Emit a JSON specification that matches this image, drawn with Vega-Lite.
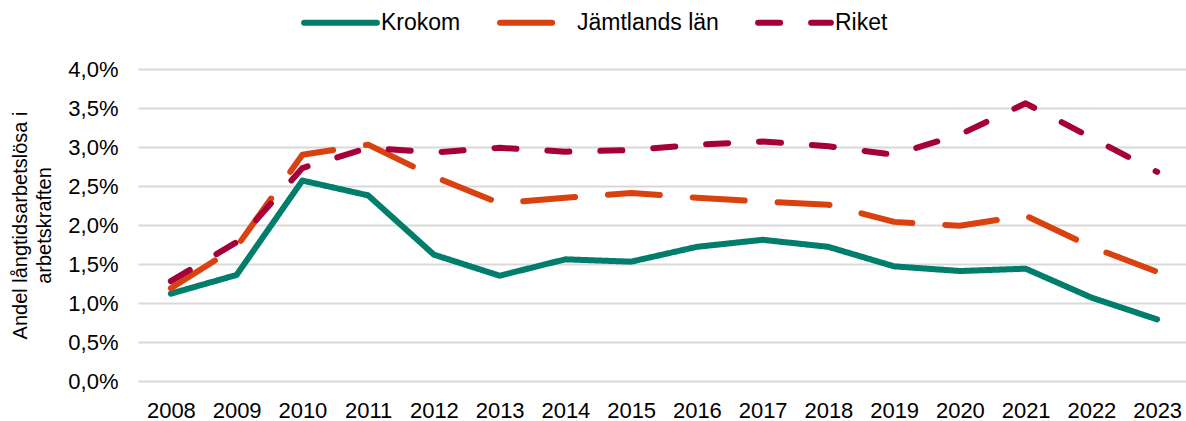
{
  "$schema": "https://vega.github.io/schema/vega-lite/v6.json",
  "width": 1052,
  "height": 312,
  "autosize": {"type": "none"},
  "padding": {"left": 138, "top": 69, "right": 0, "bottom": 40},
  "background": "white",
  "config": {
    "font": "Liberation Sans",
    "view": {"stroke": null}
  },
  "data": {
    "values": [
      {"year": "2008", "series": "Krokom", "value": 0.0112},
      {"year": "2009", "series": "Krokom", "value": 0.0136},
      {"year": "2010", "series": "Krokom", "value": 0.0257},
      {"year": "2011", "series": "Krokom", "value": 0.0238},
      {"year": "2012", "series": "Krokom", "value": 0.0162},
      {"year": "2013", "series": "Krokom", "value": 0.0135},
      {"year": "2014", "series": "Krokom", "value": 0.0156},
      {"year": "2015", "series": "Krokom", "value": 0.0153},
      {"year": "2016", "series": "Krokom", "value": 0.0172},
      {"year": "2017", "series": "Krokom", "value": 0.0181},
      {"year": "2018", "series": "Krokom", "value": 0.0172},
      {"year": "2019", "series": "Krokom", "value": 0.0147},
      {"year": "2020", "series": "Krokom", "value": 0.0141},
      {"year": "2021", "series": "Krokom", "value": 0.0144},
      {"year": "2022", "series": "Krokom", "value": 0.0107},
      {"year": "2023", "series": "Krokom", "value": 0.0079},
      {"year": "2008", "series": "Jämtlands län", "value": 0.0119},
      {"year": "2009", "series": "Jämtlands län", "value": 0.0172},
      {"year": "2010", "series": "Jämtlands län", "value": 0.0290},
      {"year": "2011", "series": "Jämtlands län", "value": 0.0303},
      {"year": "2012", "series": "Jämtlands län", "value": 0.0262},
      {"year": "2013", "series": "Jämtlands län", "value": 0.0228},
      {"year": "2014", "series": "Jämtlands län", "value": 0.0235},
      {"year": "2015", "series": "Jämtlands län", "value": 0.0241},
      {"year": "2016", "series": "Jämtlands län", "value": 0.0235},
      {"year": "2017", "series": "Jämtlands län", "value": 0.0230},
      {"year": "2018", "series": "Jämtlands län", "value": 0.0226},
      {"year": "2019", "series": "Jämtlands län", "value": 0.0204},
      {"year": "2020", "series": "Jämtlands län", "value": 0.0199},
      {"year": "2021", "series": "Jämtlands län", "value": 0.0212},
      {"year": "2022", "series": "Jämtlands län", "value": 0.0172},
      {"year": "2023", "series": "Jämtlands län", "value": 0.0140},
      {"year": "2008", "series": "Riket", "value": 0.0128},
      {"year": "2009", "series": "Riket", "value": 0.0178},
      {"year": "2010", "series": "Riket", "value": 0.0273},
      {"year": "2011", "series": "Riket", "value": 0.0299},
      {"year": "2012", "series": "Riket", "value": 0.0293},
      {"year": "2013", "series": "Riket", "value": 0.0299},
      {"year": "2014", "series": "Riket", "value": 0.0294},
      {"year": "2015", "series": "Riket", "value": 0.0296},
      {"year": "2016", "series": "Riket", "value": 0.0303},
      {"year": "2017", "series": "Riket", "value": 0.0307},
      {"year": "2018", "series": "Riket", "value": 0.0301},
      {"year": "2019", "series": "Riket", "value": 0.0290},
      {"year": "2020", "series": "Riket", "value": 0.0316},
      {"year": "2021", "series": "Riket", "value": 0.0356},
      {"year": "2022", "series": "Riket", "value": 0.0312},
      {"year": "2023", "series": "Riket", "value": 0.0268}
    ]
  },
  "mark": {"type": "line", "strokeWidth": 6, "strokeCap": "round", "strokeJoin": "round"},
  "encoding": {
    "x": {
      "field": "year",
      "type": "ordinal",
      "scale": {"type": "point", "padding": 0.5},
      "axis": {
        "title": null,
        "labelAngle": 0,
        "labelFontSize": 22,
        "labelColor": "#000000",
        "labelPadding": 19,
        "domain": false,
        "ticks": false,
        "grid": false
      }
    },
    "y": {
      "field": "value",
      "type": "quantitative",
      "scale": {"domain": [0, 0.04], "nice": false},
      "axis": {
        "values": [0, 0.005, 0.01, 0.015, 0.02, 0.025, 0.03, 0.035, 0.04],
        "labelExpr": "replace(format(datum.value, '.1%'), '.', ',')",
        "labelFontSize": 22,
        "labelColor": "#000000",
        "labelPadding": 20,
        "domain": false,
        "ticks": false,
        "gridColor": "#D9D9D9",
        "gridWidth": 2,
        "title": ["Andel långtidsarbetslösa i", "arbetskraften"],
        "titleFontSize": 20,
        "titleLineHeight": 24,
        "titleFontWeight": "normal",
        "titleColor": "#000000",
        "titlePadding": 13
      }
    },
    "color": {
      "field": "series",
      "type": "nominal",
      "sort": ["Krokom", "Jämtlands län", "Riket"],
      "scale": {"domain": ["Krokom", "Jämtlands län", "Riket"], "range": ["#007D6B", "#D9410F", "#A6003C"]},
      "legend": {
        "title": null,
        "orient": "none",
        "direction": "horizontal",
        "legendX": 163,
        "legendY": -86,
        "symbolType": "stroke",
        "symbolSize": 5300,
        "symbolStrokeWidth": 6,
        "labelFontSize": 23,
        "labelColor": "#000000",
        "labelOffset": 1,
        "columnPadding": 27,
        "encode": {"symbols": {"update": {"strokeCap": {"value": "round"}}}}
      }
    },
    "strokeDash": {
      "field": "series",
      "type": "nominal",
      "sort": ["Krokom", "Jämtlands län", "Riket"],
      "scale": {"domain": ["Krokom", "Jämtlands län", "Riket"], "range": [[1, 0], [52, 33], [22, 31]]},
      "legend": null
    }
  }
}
####################
### [WHAT YOU NEED TO DO]
Omit the pictures and give the material again, exactly and in full.

### [RESPONSE]
Emit a JSON specification that matches this image, drawn with Vega-Lite.
{
  "$schema": "https://vega.github.io/schema/vega-lite/v6.json",
  "width": 1052,
  "height": 312,
  "autosize": {"type": "none"},
  "padding": {"left": 138, "top": 69, "right": 0, "bottom": 40},
  "background": "white",
  "config": {
    "font": "Liberation Sans",
    "view": {"stroke": null}
  },
  "data": {
    "values": [
      {"year": "2008", "series": "Krokom", "value": 0.0112},
      {"year": "2009", "series": "Krokom", "value": 0.0136},
      {"year": "2010", "series": "Krokom", "value": 0.0257},
      {"year": "2011", "series": "Krokom", "value": 0.0238},
      {"year": "2012", "series": "Krokom", "value": 0.0162},
      {"year": "2013", "series": "Krokom", "value": 0.0135},
      {"year": "2014", "series": "Krokom", "value": 0.0156},
      {"year": "2015", "series": "Krokom", "value": 0.0153},
      {"year": "2016", "series": "Krokom", "value": 0.0172},
      {"year": "2017", "series": "Krokom", "value": 0.0181},
      {"year": "2018", "series": "Krokom", "value": 0.0172},
      {"year": "2019", "series": "Krokom", "value": 0.0147},
      {"year": "2020", "series": "Krokom", "value": 0.0141},
      {"year": "2021", "series": "Krokom", "value": 0.0144},
      {"year": "2022", "series": "Krokom", "value": 0.0107},
      {"year": "2023", "series": "Krokom", "value": 0.0079},
      {"year": "2008", "series": "Jämtlands län", "value": 0.0119},
      {"year": "2009", "series": "Jämtlands län", "value": 0.0172},
      {"year": "2010", "series": "Jämtlands län", "value": 0.0290},
      {"year": "2011", "series": "Jämtlands län", "value": 0.0303},
      {"year": "2012", "series": "Jämtlands län", "value": 0.0262},
      {"year": "2013", "series": "Jämtlands län", "value": 0.0228},
      {"year": "2014", "series": "Jämtlands län", "value": 0.0235},
      {"year": "2015", "series": "Jämtlands län", "value": 0.0241},
      {"year": "2016", "series": "Jämtlands län", "value": 0.0235},
      {"year": "2017", "series": "Jämtlands län", "value": 0.0230},
      {"year": "2018", "series": "Jämtlands län", "value": 0.0226},
      {"year": "2019", "series": "Jämtlands län", "value": 0.0204},
      {"year": "2020", "series": "Jämtlands län", "value": 0.0199},
      {"year": "2021", "series": "Jämtlands län", "value": 0.0212},
      {"year": "2022", "series": "Jämtlands län", "value": 0.0172},
      {"year": "2023", "series": "Jämtlands län", "value": 0.0140},
      {"year": "2008", "series": "Riket", "value": 0.0128},
      {"year": "2009", "series": "Riket", "value": 0.0178},
      {"year": "2010", "series": "Riket", "value": 0.0273},
      {"year": "2011", "series": "Riket", "value": 0.0299},
      {"year": "2012", "series": "Riket", "value": 0.0293},
      {"year": "2013", "series": "Riket", "value": 0.0299},
      {"year": "2014", "series": "Riket", "value": 0.0294},
      {"year": "2015", "series": "Riket", "value": 0.0296},
      {"year": "2016", "series": "Riket", "value": 0.0303},
      {"year": "2017", "series": "Riket", "value": 0.0307},
      {"year": "2018", "series": "Riket", "value": 0.0301},
      {"year": "2019", "series": "Riket", "value": 0.0290},
      {"year": "2020", "series": "Riket", "value": 0.0316},
      {"year": "2021", "series": "Riket", "value": 0.0356},
      {"year": "2022", "series": "Riket", "value": 0.0312},
      {"year": "2023", "series": "Riket", "value": 0.0268}
    ]
  },
  "mark": {"type": "line", "strokeWidth": 6, "strokeCap": "round", "strokeJoin": "round"},
  "encoding": {
    "x": {
      "field": "year",
      "type": "ordinal",
      "scale": {"type": "point", "padding": 0.5},
      "axis": {
        "title": null,
        "labelAngle": 0,
        "labelFontSize": 22,
        "labelColor": "#000000",
        "labelPadding": 19,
        "domain": false,
        "ticks": false,
        "grid": false
      }
    },
    "y": {
      "field": "value",
      "type": "quantitative",
      "scale": {"domain": [0, 0.04], "nice": false},
      "axis": {
        "values": [0, 0.005, 0.01, 0.015, 0.02, 0.025, 0.03, 0.035, 0.04],
        "labelExpr": "replace(format(datum.value, '.1%'), '.', ',')",
        "labelFontSize": 22,
        "labelColor": "#000000",
        "labelPadding": 20,
        "domain": false,
        "ticks": false,
        "gridColor": "#D9D9D9",
        "gridWidth": 2,
        "title": ["Andel långtidsarbetslösa i", "arbetskraften"],
        "titleFontSize": 20,
        "titleLineHeight": 24,
        "titleFontWeight": "normal",
        "titleColor": "#000000",
        "titlePadding": 13
      }
    },
    "color": {
      "field": "series",
      "type": "nominal",
      "sort": ["Krokom", "Jämtlands län", "Riket"],
      "scale": {"domain": ["Krokom", "Jämtlands län", "Riket"], "range": ["#007D6B", "#D9410F", "#A6003C"]},
      "legend": {
        "title": null,
        "orient": "none",
        "direction": "horizontal",
        "legendX": 163,
        "legendY": -86,
        "symbolType": "stroke",
        "symbolSize": 5300,
        "symbolStrokeWidth": 6,
        "labelFontSize": 23,
        "labelColor": "#000000",
        "labelOffset": 1,
        "columnPadding": 27,
        "encode": {"symbols": {"update": {"strokeCap": {"value": "round"}}}}
      }
    },
    "strokeDash": {
      "field": "series",
      "type": "nominal",
      "sort": ["Krokom", "Jämtlands län", "Riket"],
      "scale": {"domain": ["Krokom", "Jämtlands län", "Riket"], "range": [[1, 0], [52, 33], [22, 31]]},
      "legend": null
    }
  }
}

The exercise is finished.